■ What you need to do:
The listing below holds pictures; exclude them. Return exactly the lines from the one with "Clone this chart in Apache ECharts." through the one with "Arial, Helvetica, sans-serif';".

[A block of data]
════════════════════

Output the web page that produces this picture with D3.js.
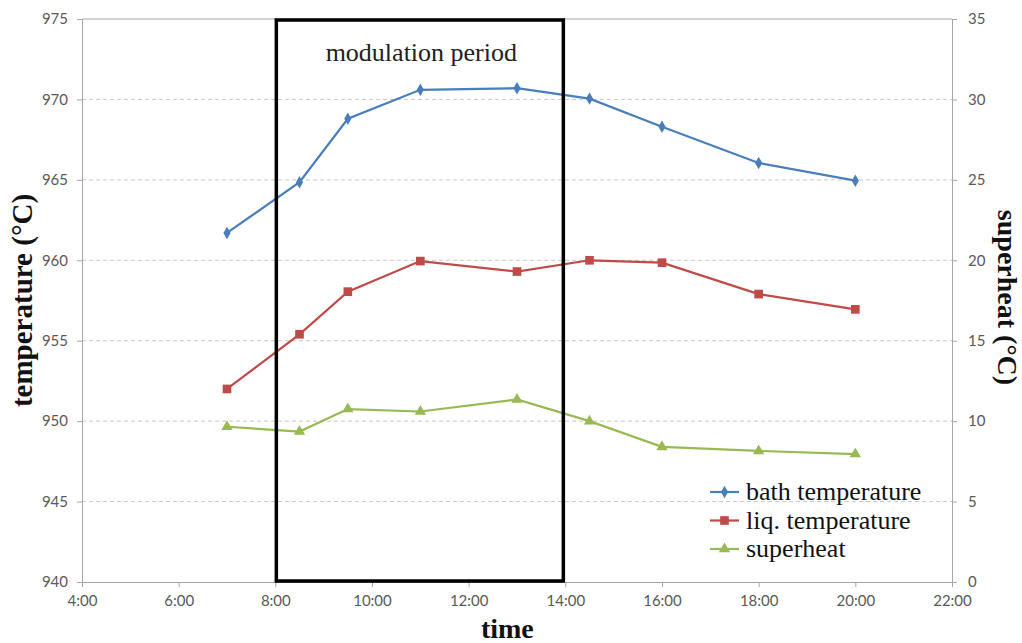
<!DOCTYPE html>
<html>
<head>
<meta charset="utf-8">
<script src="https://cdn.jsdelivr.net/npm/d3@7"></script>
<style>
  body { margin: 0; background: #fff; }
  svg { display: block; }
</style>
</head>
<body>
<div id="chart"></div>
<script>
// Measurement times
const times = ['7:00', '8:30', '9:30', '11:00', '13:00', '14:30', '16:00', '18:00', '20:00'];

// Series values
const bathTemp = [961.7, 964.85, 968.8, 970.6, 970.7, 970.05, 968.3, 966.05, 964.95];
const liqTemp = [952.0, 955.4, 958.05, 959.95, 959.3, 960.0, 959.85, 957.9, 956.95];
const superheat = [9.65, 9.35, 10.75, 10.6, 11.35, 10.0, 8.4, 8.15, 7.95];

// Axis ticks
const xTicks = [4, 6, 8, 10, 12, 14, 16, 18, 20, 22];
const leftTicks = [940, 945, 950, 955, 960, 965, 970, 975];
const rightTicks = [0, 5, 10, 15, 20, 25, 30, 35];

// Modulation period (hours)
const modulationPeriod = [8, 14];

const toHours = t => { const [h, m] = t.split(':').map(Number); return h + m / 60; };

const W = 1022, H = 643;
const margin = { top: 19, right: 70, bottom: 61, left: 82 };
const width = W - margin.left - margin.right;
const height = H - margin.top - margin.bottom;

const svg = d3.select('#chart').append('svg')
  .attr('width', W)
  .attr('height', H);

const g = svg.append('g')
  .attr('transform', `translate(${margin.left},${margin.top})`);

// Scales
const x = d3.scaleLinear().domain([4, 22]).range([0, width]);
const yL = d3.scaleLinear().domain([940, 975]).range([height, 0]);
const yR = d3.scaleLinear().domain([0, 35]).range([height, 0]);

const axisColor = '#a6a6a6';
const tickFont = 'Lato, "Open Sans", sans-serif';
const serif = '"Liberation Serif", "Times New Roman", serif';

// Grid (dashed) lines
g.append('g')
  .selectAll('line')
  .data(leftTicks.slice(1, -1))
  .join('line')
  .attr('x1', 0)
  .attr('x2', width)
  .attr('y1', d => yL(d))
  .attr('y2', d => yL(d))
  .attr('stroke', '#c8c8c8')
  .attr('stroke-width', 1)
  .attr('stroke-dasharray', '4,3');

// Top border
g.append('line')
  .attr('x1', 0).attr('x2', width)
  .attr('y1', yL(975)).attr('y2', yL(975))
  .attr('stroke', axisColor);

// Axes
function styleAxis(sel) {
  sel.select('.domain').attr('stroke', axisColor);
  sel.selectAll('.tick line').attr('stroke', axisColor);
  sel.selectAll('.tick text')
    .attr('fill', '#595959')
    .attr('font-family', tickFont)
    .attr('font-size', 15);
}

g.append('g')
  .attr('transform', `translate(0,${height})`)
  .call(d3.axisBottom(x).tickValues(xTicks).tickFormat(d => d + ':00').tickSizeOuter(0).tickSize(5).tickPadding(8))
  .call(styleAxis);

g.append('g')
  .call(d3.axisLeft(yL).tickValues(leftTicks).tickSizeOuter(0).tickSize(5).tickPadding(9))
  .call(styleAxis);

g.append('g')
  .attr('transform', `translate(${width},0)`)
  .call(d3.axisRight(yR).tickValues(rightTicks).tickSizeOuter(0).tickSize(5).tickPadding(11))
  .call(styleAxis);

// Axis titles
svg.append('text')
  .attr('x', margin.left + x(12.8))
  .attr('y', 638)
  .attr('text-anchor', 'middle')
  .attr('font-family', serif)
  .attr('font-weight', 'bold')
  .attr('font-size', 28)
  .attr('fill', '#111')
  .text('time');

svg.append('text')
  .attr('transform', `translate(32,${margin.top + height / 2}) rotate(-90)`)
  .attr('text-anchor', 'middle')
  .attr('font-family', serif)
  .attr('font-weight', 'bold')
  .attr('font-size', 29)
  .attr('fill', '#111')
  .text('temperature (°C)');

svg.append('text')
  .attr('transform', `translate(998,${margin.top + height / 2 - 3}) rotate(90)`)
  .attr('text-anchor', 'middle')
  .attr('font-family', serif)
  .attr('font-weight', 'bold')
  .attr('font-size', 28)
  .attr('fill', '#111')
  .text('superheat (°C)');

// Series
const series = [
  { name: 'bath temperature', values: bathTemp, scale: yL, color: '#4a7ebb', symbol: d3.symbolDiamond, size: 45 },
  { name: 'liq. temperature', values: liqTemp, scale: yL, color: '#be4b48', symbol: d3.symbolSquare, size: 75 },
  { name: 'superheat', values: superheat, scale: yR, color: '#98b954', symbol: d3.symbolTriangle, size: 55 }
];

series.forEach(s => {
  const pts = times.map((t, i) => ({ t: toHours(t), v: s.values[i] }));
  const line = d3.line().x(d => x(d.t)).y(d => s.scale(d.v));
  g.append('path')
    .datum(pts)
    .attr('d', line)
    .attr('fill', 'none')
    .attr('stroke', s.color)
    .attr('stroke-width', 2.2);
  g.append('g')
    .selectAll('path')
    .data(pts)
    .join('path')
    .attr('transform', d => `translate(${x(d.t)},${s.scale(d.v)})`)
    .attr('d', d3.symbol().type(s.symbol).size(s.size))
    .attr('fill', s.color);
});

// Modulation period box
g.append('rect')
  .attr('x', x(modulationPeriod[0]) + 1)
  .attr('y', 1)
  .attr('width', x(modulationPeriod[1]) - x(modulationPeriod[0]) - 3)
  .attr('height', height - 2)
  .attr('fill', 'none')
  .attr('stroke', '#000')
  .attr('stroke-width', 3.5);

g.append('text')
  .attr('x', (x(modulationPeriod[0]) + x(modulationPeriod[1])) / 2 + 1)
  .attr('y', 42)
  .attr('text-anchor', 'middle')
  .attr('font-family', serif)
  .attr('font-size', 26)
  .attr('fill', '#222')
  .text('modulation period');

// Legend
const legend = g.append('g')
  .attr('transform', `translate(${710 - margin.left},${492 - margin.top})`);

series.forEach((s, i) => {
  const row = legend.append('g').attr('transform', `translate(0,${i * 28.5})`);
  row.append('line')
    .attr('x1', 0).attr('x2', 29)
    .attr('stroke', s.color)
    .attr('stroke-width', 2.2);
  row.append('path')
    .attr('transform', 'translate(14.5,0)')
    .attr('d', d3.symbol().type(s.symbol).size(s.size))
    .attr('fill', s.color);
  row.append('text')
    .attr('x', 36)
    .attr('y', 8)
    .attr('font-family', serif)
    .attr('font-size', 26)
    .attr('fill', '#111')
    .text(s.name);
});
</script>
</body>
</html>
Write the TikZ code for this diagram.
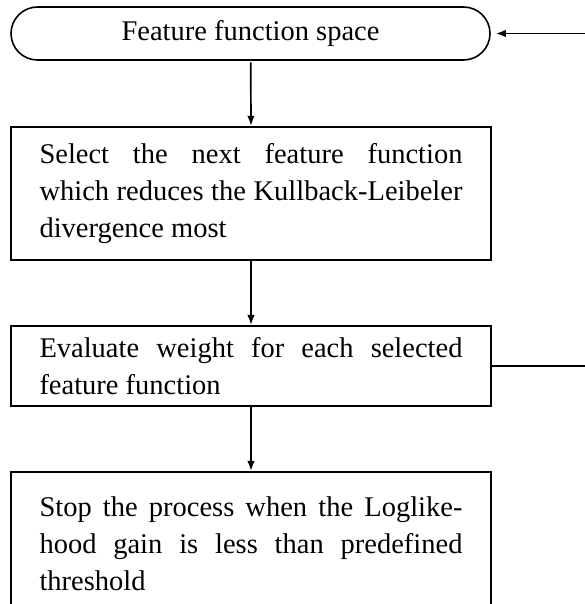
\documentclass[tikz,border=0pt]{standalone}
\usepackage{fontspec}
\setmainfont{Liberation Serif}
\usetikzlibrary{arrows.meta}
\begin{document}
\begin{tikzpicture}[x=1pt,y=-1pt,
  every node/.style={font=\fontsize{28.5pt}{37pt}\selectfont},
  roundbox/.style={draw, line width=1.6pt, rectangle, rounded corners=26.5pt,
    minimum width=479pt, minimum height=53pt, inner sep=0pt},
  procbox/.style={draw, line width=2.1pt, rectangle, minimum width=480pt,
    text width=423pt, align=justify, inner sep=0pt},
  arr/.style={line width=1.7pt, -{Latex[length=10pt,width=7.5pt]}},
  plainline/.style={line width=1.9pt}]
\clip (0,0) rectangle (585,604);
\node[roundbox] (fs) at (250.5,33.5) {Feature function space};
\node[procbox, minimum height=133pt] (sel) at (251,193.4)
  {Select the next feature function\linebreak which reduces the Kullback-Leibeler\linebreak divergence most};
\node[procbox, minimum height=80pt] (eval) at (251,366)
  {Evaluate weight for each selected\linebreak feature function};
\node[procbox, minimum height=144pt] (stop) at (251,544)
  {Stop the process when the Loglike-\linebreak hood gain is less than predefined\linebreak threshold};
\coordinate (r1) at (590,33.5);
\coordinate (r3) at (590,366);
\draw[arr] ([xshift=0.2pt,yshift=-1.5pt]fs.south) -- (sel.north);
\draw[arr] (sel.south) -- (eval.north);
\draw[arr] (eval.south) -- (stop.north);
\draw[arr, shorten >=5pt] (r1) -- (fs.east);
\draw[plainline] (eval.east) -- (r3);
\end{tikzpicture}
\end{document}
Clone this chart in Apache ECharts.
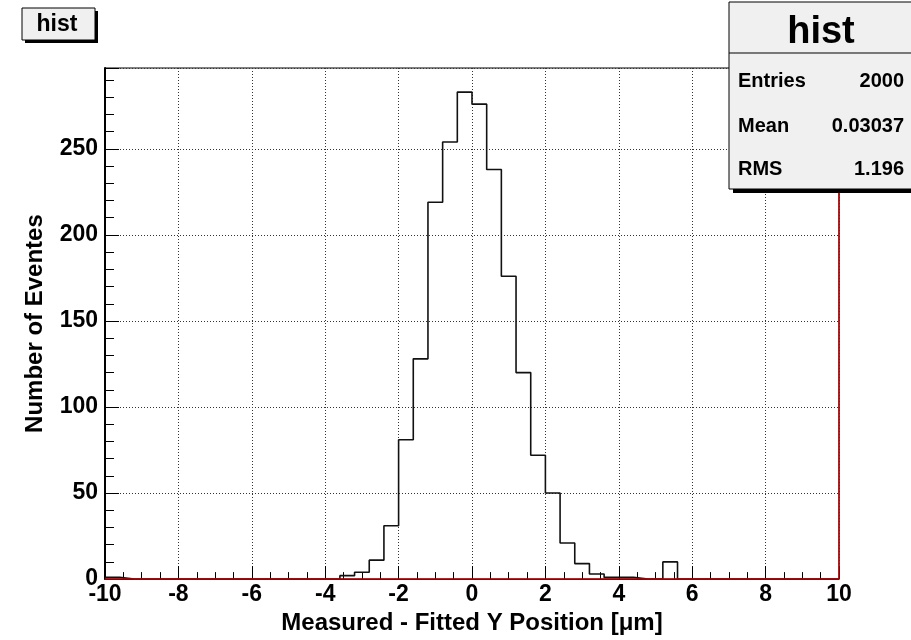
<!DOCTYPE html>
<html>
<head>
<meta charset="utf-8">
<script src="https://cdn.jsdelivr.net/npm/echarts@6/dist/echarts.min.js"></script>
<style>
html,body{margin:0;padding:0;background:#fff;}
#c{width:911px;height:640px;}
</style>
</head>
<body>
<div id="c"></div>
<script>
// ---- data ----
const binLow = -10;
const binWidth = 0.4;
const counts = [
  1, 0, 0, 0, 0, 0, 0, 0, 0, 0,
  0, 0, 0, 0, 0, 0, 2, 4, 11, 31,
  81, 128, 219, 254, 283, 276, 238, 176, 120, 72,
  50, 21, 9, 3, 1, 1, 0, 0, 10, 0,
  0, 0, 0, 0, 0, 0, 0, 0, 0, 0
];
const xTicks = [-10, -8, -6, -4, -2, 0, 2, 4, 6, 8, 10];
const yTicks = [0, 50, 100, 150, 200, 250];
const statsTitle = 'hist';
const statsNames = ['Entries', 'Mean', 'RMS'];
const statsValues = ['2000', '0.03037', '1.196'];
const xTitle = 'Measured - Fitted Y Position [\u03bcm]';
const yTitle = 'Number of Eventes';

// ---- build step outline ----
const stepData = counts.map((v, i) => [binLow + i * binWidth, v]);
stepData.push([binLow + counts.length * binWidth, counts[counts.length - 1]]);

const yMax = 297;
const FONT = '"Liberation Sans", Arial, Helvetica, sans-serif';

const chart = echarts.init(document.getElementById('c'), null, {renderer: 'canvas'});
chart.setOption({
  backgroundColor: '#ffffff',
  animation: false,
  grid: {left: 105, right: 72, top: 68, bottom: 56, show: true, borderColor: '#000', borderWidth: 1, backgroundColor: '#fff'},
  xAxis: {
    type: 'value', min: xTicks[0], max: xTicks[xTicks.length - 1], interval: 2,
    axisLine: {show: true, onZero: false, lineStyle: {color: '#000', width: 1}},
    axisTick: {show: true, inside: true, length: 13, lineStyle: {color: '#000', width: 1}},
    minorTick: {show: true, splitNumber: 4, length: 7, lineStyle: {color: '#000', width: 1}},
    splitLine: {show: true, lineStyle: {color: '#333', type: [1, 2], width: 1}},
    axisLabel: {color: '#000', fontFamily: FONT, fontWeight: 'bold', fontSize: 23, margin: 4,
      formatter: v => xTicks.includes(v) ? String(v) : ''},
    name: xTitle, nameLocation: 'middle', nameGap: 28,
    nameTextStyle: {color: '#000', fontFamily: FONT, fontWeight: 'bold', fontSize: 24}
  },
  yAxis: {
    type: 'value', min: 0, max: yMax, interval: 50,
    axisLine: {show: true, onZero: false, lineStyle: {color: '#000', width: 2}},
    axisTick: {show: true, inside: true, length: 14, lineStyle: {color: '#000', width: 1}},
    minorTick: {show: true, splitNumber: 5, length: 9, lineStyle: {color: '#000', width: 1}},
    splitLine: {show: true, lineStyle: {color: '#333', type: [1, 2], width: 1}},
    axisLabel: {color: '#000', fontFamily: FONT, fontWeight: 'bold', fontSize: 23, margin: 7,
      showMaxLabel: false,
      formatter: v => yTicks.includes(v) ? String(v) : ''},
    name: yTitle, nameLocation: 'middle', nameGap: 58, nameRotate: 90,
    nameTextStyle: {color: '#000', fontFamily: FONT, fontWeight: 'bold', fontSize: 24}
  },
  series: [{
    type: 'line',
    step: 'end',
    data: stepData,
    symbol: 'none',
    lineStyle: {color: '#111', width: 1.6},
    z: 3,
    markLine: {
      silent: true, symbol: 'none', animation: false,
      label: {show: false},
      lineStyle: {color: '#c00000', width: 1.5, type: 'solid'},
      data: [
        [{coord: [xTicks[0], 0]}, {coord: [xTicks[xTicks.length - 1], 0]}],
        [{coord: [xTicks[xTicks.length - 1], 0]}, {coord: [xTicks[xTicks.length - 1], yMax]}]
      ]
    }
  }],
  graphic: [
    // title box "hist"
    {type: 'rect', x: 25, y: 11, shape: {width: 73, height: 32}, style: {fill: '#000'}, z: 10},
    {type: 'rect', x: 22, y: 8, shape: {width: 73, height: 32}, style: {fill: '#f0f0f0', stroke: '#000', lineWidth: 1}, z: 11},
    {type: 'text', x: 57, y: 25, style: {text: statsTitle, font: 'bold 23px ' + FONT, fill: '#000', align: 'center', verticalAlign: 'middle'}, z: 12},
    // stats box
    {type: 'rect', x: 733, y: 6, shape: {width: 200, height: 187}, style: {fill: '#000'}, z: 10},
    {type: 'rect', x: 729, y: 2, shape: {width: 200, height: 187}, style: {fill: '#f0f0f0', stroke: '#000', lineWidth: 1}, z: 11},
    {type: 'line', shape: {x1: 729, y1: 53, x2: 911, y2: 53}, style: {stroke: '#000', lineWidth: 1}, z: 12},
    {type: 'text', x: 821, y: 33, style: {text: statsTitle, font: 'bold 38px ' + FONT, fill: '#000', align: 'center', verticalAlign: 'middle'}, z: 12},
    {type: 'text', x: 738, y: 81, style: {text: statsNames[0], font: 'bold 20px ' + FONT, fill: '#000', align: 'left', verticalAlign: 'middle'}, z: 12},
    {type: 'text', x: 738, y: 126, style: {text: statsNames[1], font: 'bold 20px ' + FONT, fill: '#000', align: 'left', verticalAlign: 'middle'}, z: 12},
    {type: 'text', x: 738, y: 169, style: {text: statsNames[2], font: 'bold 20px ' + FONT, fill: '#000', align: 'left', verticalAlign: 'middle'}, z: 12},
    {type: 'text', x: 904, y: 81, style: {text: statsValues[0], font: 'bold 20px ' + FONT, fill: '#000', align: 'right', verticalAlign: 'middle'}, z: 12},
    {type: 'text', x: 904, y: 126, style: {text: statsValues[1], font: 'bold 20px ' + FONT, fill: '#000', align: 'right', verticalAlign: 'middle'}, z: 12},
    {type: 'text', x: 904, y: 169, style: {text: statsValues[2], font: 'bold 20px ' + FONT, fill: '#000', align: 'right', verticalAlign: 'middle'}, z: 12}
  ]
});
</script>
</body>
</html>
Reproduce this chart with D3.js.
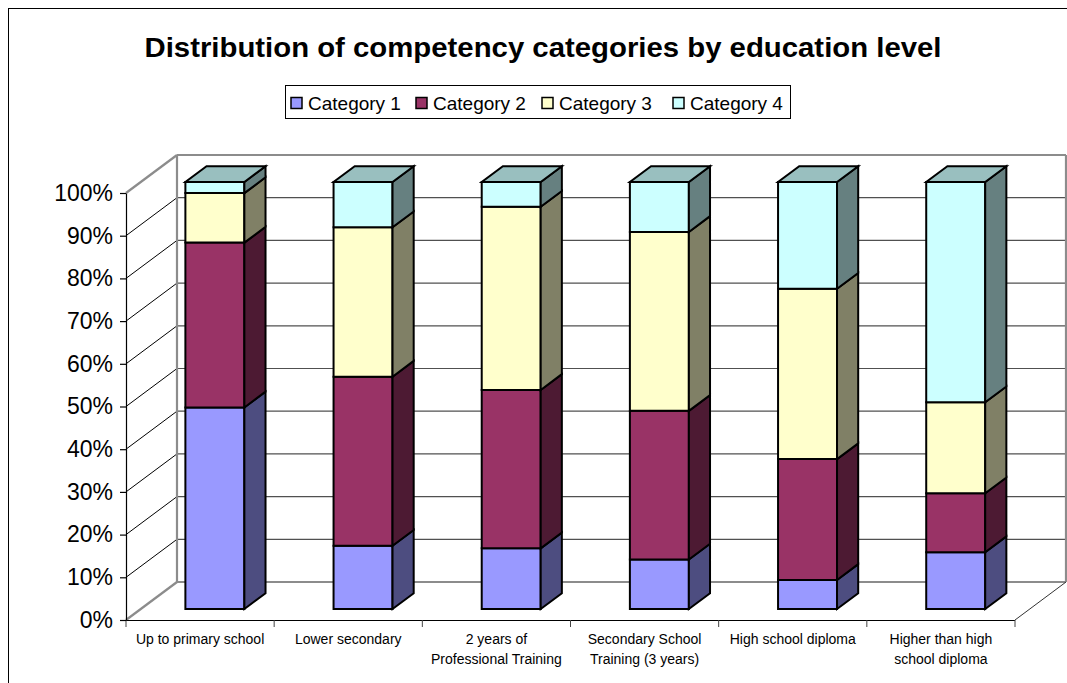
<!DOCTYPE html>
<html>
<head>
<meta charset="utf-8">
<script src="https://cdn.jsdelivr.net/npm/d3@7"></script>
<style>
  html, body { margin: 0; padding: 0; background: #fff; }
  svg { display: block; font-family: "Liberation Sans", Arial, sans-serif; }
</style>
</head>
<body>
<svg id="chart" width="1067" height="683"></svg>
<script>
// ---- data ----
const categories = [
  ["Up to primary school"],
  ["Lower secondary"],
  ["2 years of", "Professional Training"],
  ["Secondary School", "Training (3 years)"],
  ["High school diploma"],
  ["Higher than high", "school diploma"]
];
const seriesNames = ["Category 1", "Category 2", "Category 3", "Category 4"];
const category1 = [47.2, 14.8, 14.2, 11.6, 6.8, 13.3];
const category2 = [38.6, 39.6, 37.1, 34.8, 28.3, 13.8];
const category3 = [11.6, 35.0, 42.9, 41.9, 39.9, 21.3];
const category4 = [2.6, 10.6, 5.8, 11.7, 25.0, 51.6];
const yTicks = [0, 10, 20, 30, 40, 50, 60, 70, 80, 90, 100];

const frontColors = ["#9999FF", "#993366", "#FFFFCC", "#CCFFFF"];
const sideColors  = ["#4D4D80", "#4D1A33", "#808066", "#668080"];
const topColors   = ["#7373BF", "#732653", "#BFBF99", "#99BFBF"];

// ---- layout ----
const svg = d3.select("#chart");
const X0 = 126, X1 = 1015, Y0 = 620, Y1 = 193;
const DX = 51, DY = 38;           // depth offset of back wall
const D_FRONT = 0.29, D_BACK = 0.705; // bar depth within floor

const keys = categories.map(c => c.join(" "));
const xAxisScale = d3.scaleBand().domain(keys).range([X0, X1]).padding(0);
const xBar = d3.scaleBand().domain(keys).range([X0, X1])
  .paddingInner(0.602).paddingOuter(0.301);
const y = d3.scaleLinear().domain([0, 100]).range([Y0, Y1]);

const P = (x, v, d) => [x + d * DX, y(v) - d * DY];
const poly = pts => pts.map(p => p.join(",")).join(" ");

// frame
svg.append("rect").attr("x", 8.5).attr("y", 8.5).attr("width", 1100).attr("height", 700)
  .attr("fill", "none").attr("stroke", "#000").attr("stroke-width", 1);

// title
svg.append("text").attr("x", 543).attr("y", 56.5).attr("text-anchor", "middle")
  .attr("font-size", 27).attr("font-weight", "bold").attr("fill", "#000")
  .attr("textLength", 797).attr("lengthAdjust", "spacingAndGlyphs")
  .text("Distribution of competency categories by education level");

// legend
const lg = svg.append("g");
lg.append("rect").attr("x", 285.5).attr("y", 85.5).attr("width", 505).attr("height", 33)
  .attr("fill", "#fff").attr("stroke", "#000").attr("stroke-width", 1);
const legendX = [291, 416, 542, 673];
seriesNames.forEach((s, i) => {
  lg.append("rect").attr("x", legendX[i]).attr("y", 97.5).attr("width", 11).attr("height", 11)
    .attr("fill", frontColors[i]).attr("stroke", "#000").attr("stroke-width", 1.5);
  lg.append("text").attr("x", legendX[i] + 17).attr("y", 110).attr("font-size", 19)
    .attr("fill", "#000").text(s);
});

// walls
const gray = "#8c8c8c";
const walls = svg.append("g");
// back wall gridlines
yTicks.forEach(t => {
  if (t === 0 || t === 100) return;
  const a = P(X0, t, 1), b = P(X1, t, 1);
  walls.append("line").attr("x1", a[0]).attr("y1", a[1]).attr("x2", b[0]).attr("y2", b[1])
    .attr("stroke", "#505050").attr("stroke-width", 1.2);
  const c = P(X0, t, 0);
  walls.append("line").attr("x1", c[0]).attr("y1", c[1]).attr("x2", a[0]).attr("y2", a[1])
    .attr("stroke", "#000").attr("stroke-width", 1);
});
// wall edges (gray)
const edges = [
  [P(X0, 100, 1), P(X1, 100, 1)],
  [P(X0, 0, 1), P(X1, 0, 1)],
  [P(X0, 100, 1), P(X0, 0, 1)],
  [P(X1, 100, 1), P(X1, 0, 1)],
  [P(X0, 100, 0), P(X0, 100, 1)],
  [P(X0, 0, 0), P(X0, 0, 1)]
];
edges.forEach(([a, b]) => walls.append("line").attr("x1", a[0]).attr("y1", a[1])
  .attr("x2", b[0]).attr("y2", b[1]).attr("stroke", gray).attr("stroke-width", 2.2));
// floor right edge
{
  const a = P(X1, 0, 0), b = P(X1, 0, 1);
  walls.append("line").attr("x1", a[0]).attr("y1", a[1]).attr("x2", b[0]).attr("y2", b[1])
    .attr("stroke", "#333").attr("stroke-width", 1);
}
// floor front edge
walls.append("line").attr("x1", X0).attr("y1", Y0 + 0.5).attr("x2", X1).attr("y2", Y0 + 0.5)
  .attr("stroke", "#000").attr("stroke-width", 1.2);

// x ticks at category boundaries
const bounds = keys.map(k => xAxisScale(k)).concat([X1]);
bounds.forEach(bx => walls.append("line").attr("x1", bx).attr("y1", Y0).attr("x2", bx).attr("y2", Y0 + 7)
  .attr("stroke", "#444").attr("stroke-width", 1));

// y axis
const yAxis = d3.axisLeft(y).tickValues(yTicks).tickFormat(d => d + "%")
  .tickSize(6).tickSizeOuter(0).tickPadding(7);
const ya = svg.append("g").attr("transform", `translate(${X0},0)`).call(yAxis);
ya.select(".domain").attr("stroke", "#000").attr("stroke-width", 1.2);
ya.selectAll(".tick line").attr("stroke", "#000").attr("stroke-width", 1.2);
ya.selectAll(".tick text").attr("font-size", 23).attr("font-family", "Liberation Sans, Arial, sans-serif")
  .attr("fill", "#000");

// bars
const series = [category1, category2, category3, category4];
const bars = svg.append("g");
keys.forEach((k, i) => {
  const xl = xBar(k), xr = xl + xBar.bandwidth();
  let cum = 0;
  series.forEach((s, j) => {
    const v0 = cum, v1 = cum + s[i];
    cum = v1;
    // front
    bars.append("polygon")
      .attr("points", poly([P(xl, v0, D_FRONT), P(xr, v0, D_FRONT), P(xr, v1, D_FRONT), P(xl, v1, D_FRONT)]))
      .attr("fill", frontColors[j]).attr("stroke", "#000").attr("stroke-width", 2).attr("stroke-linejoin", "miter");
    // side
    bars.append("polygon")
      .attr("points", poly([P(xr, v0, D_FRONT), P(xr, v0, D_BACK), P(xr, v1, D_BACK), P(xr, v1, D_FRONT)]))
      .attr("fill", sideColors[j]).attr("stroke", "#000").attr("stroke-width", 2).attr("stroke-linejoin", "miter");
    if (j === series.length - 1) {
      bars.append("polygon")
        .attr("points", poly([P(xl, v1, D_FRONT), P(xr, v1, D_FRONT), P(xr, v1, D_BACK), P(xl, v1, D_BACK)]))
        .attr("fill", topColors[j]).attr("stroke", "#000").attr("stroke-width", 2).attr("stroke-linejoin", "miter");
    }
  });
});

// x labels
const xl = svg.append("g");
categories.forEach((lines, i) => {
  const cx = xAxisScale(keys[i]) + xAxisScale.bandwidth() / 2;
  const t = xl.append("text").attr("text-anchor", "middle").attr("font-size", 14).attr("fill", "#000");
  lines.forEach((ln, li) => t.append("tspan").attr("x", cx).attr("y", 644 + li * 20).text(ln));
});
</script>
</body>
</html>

════════════════════

■ Answer to the exercise:
Clone this chart in Apache ECharts.
<!DOCTYPE html>
<html>
<head>
<meta charset="utf-8">
<script src="https://cdn.jsdelivr.net/npm/echarts@6/dist/echarts.min.js"></script>
<style>
html,body{margin:0;padding:0;background:#fff;}
#c{width:911px;height:640px;}
</style>
</head>
<body>
<div id="c"></div>
<script>
// ---- data ----
const binLow = -10;
const binWidth = 0.4;
const counts = [
  1, 0, 0, 0, 0, 0, 0, 0, 0, 0,
  0, 0, 0, 0, 0, 0, 2, 4, 11, 31,
  81, 128, 219, 254, 283, 276, 238, 176, 120, 72,
  50, 21, 9, 3, 1, 1, 0, 0, 10, 0,
  0, 0, 0, 0, 0, 0, 0, 0, 0, 0
];
const xTicks = [-10, -8, -6, -4, -2, 0, 2, 4, 6, 8, 10];
const yTicks = [0, 50, 100, 150, 200, 250];
const statsTitle = 'hist';
const statsNames = ['Entries', 'Mean', 'RMS'];
const statsValues = ['2000', '0.03037', '1.196'];
const xTitle = 'Measured - Fitted Y Position [\u03bcm]';
const yTitle = 'Number of Eventes';

// ---- build step outline ----
const stepData = counts.map((v, i) => [binLow + i * binWidth, v]);
stepData.push([binLow + counts.length * binWidth, counts[counts.length - 1]]);

const yMax = 297;
const FONT = '"Liberation Sans", Arial, Helvetica, sans-serif';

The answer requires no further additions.